The human proxy stands at the approval gate between planning and execution. In cold-start mode, it escalates all plans, maximizing the learning opportunity. As institutional knowledge accumulates, the proxy develops confidence to approve plans for familiar task categories, reserving human attention for novel work where the system's model is most likely to be wrong.

Success Criteria

The governing metric is plan fidelity: the degree to which execution proceeds without requiring strategic plan revision. Observable indicators:

Reduction in cross-phase backtracks from execution to planning over time
Reduction in unmapped decision escalations during execution
Increase in subteam autonomy within planned decision authority
Decrease in time from approved intent to approved plan for familiar task categories
Increase in plan reuse across similar projects

A plan that produces zero backtracks but low-quality deliverables has optimized for the wrong metric. A plan that requires three revisions but converges on excellent output has a planning problem worth solving, not a planning failure to accept.

Open Questions

When the request is purely tactical (a single well-scoped task that does not require decomposition, sequencing, or cross-team coordination), the strategic planning layer adds overhead without value.

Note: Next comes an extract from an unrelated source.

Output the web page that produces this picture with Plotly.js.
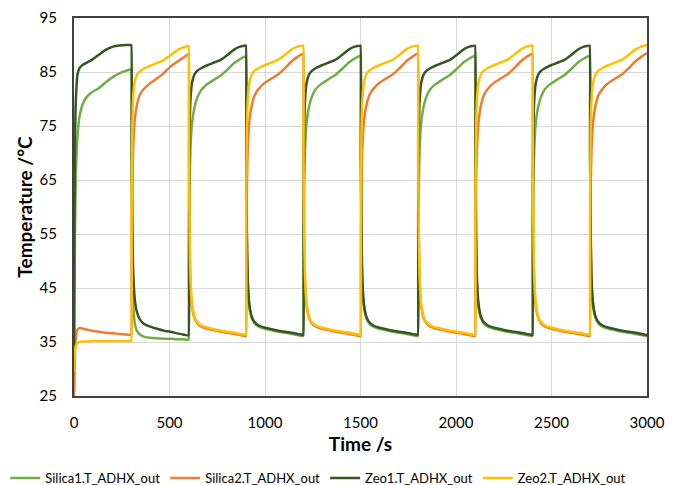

The system must detect when this is the case and flatten: skip strategic planning entirely, dispatch directly to a subteam, and let the subteam's tactical planning handle it. The open question is how to make this detection reliable. Misclassifying a strategic task as tactical produces the first-move errors this document describes. Misclassifying a tactical task as strategic wastes time planning work that a single team could just do. The cost of getting it wrong is asymmetric: under-planning is more expensive than over-planning, but over-planning erodes trust in the system's judgment.